Task goal: Search the listing below for the string "with" and show each line that contains it.
+++ Dataset records
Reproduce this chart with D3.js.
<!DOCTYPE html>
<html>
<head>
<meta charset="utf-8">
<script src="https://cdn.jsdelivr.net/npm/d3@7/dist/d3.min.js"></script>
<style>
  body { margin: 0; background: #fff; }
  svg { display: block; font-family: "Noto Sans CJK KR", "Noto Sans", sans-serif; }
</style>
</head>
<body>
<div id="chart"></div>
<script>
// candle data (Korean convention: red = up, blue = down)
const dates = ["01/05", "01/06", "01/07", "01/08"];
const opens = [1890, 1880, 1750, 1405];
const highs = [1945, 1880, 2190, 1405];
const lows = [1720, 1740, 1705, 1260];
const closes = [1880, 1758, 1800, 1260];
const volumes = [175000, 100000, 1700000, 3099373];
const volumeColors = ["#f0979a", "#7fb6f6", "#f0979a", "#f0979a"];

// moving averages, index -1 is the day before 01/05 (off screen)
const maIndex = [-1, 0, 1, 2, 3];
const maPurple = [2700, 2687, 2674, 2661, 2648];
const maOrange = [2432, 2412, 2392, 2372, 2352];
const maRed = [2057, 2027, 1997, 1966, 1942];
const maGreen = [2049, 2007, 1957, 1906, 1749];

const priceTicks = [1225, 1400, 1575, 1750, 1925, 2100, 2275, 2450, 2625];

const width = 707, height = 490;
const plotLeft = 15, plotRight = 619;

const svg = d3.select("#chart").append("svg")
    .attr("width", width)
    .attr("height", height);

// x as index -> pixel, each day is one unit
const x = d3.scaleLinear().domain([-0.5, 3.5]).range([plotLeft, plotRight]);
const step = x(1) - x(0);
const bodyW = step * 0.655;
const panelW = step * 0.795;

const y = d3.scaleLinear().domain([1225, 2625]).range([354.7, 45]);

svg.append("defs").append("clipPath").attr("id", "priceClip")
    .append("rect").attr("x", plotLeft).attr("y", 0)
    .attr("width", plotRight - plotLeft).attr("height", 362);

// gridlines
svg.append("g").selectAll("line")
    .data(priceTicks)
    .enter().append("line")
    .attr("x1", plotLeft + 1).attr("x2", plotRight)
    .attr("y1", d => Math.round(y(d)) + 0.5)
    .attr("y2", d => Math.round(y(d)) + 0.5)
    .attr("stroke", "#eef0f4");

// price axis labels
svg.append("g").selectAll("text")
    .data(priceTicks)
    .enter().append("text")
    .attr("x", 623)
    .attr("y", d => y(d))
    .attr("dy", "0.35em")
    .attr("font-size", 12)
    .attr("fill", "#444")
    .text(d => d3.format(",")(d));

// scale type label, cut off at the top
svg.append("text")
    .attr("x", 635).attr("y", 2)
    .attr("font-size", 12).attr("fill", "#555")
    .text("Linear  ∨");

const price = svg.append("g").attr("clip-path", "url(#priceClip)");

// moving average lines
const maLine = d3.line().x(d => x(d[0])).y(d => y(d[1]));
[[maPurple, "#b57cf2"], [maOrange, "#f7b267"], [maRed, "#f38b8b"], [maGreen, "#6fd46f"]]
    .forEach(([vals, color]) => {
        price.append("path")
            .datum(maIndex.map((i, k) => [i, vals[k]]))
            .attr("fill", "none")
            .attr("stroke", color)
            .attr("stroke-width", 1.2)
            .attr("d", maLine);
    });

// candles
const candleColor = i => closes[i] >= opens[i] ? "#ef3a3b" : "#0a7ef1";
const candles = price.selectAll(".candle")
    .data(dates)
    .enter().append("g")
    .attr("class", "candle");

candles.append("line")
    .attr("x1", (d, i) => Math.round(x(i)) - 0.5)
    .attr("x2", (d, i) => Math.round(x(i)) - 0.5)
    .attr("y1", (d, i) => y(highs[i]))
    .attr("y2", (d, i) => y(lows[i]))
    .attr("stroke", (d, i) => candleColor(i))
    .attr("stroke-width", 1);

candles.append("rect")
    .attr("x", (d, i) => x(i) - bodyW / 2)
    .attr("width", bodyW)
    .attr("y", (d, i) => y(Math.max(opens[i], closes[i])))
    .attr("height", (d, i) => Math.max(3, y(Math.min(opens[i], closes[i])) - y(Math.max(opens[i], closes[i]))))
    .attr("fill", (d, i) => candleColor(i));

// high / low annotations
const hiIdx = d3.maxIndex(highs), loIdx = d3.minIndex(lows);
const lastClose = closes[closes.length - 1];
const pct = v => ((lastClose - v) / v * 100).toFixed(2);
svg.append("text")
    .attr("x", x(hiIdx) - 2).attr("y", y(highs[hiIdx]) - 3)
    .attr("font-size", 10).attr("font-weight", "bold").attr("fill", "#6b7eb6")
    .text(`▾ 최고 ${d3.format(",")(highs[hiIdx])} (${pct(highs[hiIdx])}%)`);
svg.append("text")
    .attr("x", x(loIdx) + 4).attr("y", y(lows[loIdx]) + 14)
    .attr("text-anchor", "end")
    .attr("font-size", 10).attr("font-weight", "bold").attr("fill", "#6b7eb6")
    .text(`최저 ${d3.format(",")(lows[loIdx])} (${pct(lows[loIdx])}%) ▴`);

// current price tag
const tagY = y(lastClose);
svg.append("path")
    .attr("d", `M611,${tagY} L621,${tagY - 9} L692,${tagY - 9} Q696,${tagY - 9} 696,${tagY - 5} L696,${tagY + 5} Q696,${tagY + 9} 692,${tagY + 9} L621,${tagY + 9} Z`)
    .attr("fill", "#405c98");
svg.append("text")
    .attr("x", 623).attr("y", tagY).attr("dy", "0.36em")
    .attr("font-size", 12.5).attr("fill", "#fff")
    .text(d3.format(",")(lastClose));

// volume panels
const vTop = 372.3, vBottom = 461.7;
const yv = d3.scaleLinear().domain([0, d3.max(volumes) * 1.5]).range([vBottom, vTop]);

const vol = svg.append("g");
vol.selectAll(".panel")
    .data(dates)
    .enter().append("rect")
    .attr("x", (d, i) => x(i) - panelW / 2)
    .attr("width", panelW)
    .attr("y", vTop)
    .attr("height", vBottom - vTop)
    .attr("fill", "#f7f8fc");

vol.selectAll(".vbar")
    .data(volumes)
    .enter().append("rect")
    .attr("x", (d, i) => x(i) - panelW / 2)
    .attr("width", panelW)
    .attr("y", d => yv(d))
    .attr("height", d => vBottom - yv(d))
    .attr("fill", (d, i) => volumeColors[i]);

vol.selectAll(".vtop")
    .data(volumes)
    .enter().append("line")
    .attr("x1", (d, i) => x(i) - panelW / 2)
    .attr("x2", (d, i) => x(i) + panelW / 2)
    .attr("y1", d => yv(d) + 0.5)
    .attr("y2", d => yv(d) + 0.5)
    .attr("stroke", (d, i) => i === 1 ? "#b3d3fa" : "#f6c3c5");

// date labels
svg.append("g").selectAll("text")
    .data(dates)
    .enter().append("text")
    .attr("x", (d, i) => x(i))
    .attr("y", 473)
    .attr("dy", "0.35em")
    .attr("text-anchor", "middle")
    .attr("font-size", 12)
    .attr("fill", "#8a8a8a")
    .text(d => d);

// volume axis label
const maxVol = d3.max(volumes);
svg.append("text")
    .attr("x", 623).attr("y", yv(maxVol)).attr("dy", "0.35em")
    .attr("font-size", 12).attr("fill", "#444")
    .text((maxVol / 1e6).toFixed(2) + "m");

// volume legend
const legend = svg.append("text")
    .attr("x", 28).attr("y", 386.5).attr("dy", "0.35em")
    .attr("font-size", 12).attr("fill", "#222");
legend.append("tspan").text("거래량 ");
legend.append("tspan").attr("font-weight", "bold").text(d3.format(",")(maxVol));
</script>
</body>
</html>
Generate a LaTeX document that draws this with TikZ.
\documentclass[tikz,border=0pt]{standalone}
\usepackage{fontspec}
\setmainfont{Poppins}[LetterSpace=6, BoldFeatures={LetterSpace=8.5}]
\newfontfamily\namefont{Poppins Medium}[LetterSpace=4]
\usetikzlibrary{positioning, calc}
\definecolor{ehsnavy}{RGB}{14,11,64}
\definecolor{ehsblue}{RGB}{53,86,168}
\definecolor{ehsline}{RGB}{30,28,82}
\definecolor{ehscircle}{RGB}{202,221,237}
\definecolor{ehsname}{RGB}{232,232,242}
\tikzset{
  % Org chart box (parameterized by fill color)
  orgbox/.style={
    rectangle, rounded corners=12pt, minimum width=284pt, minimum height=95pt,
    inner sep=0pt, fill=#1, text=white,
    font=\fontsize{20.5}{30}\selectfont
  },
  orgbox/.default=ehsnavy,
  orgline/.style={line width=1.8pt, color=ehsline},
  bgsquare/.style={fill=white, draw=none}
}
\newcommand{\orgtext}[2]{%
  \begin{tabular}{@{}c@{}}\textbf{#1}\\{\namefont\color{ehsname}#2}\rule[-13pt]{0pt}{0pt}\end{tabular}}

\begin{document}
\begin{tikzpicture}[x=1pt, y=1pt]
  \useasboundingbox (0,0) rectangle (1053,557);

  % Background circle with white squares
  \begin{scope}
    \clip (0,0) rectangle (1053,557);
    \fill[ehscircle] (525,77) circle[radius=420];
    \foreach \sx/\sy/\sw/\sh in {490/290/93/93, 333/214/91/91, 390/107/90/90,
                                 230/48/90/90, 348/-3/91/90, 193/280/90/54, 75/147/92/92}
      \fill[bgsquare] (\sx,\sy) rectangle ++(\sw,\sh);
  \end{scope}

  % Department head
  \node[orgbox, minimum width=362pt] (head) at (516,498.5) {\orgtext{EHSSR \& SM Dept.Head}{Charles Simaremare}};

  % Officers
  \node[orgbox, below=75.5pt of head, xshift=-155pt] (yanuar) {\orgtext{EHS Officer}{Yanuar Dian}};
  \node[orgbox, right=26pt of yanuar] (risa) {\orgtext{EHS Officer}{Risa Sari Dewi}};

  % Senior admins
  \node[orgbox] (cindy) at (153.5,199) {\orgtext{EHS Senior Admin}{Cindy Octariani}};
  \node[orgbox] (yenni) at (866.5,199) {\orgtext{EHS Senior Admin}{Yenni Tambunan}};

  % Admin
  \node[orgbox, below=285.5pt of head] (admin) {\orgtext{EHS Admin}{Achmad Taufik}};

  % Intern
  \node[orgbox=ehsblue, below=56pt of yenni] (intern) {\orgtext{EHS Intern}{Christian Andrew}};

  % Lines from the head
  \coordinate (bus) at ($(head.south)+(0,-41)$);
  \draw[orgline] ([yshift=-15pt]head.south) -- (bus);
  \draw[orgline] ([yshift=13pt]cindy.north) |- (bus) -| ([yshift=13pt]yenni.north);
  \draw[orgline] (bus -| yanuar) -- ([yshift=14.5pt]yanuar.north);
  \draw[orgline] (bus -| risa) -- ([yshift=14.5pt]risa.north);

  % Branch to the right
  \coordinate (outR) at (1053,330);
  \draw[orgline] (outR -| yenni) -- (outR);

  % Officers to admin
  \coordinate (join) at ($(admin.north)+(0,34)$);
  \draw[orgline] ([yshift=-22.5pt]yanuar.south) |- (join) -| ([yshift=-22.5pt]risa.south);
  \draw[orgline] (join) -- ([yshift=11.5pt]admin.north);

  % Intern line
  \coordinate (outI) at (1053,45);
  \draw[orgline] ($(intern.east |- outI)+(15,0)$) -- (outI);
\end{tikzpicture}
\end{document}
++++++
+++ Dataset records
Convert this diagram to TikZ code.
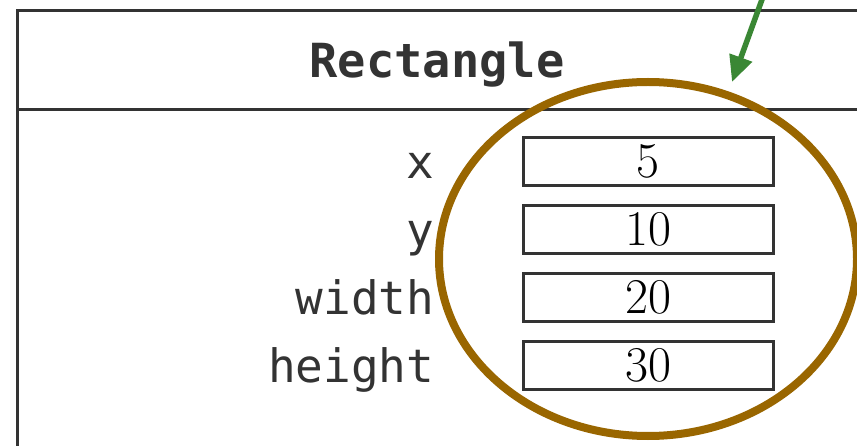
++++++
+++ Dataset records
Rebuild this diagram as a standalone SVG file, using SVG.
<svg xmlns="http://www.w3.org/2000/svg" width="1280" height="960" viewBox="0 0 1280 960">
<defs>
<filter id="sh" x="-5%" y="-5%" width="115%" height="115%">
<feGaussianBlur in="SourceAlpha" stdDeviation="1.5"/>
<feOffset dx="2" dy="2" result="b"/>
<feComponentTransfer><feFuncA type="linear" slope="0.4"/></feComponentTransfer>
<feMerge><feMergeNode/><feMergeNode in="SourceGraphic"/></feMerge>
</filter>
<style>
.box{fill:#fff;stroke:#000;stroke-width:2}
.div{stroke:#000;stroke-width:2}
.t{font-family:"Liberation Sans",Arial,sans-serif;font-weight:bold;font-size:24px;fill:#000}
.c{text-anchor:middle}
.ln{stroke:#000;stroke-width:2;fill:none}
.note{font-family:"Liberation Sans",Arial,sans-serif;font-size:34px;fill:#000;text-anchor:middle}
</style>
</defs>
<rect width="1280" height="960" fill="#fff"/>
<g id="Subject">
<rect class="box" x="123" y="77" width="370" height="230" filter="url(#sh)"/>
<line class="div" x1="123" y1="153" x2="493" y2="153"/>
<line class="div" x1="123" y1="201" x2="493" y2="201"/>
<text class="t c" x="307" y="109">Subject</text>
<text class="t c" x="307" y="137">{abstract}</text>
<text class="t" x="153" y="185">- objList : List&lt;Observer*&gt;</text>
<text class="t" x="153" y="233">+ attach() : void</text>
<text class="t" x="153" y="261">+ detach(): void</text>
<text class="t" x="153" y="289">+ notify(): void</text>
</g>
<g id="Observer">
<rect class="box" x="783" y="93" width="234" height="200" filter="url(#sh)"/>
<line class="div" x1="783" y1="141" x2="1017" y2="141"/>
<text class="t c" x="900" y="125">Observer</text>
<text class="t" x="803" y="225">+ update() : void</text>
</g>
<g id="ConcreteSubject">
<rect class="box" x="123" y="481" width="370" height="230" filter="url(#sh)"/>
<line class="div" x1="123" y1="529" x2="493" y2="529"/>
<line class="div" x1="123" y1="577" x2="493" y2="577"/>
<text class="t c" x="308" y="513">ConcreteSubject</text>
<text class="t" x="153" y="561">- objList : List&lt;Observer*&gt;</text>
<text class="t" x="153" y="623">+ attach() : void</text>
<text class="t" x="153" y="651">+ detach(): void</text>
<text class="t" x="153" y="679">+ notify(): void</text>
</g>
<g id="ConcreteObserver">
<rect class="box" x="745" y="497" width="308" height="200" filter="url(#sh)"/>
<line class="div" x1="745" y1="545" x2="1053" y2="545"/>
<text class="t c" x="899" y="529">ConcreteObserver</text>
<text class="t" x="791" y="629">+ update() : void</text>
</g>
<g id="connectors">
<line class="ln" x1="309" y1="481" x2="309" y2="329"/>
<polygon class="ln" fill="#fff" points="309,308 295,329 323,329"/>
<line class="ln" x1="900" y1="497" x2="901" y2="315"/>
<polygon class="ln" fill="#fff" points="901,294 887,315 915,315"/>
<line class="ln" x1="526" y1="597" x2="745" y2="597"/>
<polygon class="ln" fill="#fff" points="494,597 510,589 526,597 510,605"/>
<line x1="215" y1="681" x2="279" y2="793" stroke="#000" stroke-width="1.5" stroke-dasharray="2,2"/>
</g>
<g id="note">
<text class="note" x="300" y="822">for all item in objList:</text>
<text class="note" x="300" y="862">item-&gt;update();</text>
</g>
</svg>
++++++
Result for this exercise:
Reproduce this chart with D3.js.
Generate a LaTeX document that draws this with TikZ.
  % Background circle with white squares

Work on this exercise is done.